SAN FRANCISCO (KRON) — At least six drag events have been disrupted across the state of California since the start of 2022, according to a new report released by Gay and Lesbian Alliance Against Defamation, an LGBTQIA+ media advocacy organization.

There have been 124 incidents reported by the media across the U.S. involving anti-LGBTQ protests and threats which targeted drag events, according to the GLAAD report. Most of the incidents were reported during Pride festivities throughout June and September, and they continued through November.

While many of the incidents were reported in smaller cities and towns in the South and Midwest, a number also took place in areas with higher LGBTQ populations and LGBTQ-inclusive communities.

GLAAD Report

Violent rhetoric and incidents at drag events have increased as the year has progressed, according to GLAAD. The report also highlights the growing amount of anti-drag legislation being introduced.

(Photo courtesy of GLAAD)

In the past two weeks, legislation aimed against public drag performance was introduced in state legislatures in Tennessee and Texas. GLAAD says a total of eight anti-drag bills have been proposed this year.

An analysis of news reports showed that incidents targeting drag events took place in 47 U.S. states. According to the report, Texas had the most drag events that were targeted in 2022. North Carolina reported nine incidents, while Illinois had eight. Tennessee and California each saw six drag events targeted so far in 2022, while Georgia had five.

  • Texas – 10
  • North Carolina – 9
  • Illinois – 8
  • Tennessee – 6
  • California – 6
  • Georgia – 5

The GLAAD report comes only five months after a group of Proud Boys stormed into a drag queen story time event for children at a library in San Lorenzo, California. A host at the event, Drag Queen Panda Dulce, said that 8-10 people marched into the library and accused her of raping children. Local sheriff’s deputies were called to the scene to de-escalate the situation. Police have opened a hate crime investigation into the occurrence.

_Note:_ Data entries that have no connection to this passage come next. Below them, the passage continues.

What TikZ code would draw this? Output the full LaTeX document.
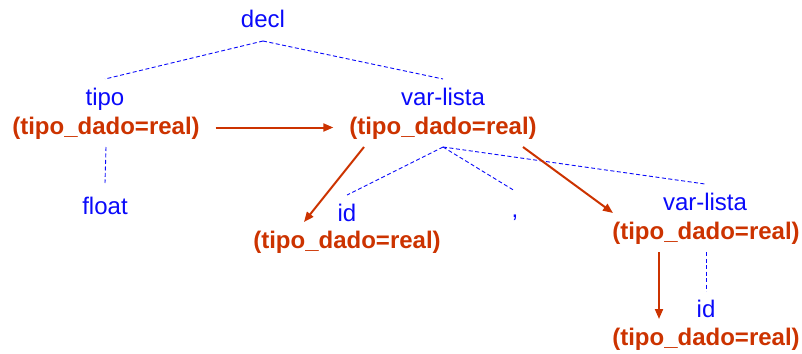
\documentclass[tikz,border=0pt]{standalone}
\usepackage{fontspec}
\setmainfont{Liberation Sans}
\usetikzlibrary{arrows.meta}
\definecolor{symblue}{RGB}{10,10,250}
\definecolor{attrred}{RGB}{204,51,0}
\begin{document}
\begin{tikzpicture}[x=1pt,y=-1pt,
  lbl/.style={anchor=base,inner sep=0pt,outer ysep=8pt,outer xsep=8pt,
    text height=18pt,text depth=5pt,font=\fontsize{24}{28}\selectfont,text=symblue},
  attr/.style={lbl,outer xsep=16pt,font=\fontsize{24}{28}\selectfont\bfseries,text=attrred},
  tree/.style={draw=symblue,line width=0.9pt,dash pattern=on 4pt off 2.5pt},
  flow/.style={draw=attrred,line width=2pt,-{Triangle[length=10pt,width=8pt]}}]
\path[use as bounding box] (0,0) rectangle (802,353);

% grammar symbols
\node[lbl] (decl)  at (263,28)  {decl};
\node[lbl] (tipo)  at (105,105) {tipo};
\node[lbl] (float) at (105,214) {float};
\node[lbl] (vl)    at (443,105) {var-lista};
\node[lbl] (idA)   at (347,221) {id};
\node[lbl] (comma) at (515,217) {,};
\node[lbl] (vlB)   at (705,210) {var-lista};
\node[lbl] (idB)   at (706,317) {id};

% inherited attribute values
\node[attr] (tipoT) at (106,134) {(tipo\_dado=real)};
\node[attr] (vlT)   at (443,134) {(tipo\_dado=real)};
\node[attr] (idAT)  at (347,248) {(tipo\_dado=real)};
\node[attr] (vlBT)  at (706,239) {(tipo\_dado=real)};
\node[attr] (idBT)  at (706,345) {(tipo\_dado=real)};

% parse tree edges
\draw[tree] (decl.south) -- (tipo.north);
\draw[tree] (decl.south) -- (vl.north);
\draw[tree] (tipoT.south) -- ([yshift=5pt]float.north);
\draw[tree] (vlT.south) -- (idA.north);
\draw[tree] (vlT.south) -- (comma.north);
\draw[tree] (vlT.south) -- (vlB.north);
\draw[tree] (vlBT.south) -- (idB.north);

% attribute flow
\draw[flow] (tipoT.east) -- (vlT.west);
\draw[flow] ([xshift=-79pt]vlT.south) -- ([xshift=-43pt]idAT.north);
\draw[flow] ([xshift=80pt]vlT.south) -- ([xshift=-93pt]vlBT.north);
\draw[flow] ([xshift=-47pt]vlBT.south) -- ([xshift=-47pt]idBT.north);
\end{tikzpicture}
\end{document}
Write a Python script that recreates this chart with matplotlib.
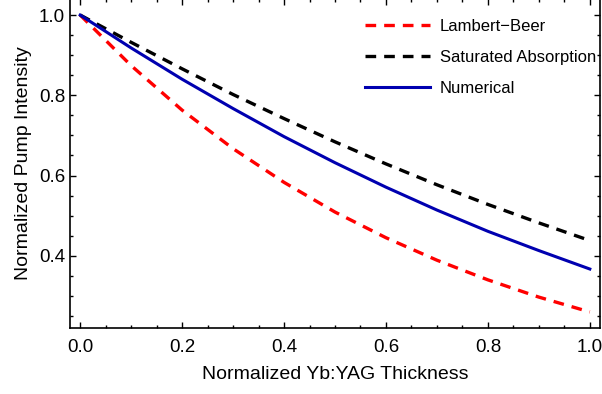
import matplotlib
matplotlib.use("Agg")
import matplotlib.pyplot as plt
from matplotlib.ticker import MultipleLocator

plt.rcParams['font.family'] = ['Liberation Sans', 'DejaVu Sans']

# values
thickness = [0.0, 0.1, 0.2, 0.3, 0.4, 0.5, 0.6, 0.7, 0.8, 0.9, 1.0]
lambert_beer = [1.0, 0.874, 0.763, 0.667, 0.583, 0.509, 0.445, 0.389, 0.340, 0.297, 0.260]
saturated = [1.0, 0.932, 0.866, 0.802, 0.742, 0.684, 0.629, 0.577, 0.528, 0.482, 0.438]
numerical = [1.0, 0.918, 0.840, 0.767, 0.697, 0.632, 0.571, 0.514, 0.461, 0.413, 0.367]

x_ticks = [0.0, 0.2, 0.4, 0.6, 0.8, 1.0]
y_ticks = [0.4, 0.6, 0.8, 1.0]

fig = plt.figure(figsize=(6.02, 3.94), dpi=100)
ax = fig.add_axes([70 / 602, 1 - 328 / 394, 530 / 602, 329 / 394])

ax.plot(thickness, lambert_beer, color='#ff0000', lw=2.4, ls=(0, (3.2, 2.4)), label='Lambert\u2212Beer')
ax.plot(thickness, saturated, color='black', lw=2.4, ls=(0, (3.2, 2.4)), label='Saturated Absorption')
ax.plot(thickness, numerical, color='#0000b0', lw=2.2, label='Numerical')

ax.set_xlim(-0.02, 1.02)
ax.set_ylim(0.22, 1.04)
ax.set_xticks(x_ticks)
ax.set_yticks(y_ticks)
ax.xaxis.set_minor_locator(MultipleLocator(0.05))
ax.yaxis.set_minor_locator(MultipleLocator(0.05))
ax.tick_params(which='both', direction='in', top=True, right=True, labelsize=13.5, width=1.0)
ax.tick_params(which='major', length=4)
ax.tick_params(which='minor', length=2.5)
ax.tick_params(axis='x', pad=8)
for s in ax.spines.values():
    s.set_linewidth(1.2)

ax.set_xlabel('Normalized Yb:YAG Thickness', fontsize=14, labelpad=7)
ax.set_ylabel('Normalized Pump Intensity', fontsize=14, labelpad=5)

ax.legend(loc='upper right', bbox_to_anchor=(1.0 + 11 / 530, 1.0 - 5 / 329), frameon=False, fontsize=12,
          handlelength=3.9, handletextpad=0.6, labelspacing=0.95)

fig.savefig('out.png', dpi=100)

In Southern California in late March, a suspected hate crime after a weekly drag show in Pasadena sent three people to the hospital. A victim in the incident said that a group of 8-10 men had surrounded him, his nephew and his friend before attacking them.

In September, another drag event was disturbed in Northern California, this time, in the South Bay city of Campbell. The bookstore received several complaints leading up to the event, so the organizers asked local LBGTQIA+ community members to show up in support. Though Campbell police were called to the scene to keep the peace, the department determined that no laws had been broken.


GLAAD used news reports across all 50 states and U.S. military bases to search for protests that targeted drag events. The team also looked for information on drag events that had to reschedule or cancel altogether after threats or “severe criticism.” GLAAD pointed out that because news reports were the organization’s sole source, it is likely that the true incident count is higher.

The recent mass shooting that killed five people at a gay club in Colorado Springs, Colorado on Nov. 19 was not included in GLAAD’s report because the attacker’s motive had not been formally declared at the time of publish.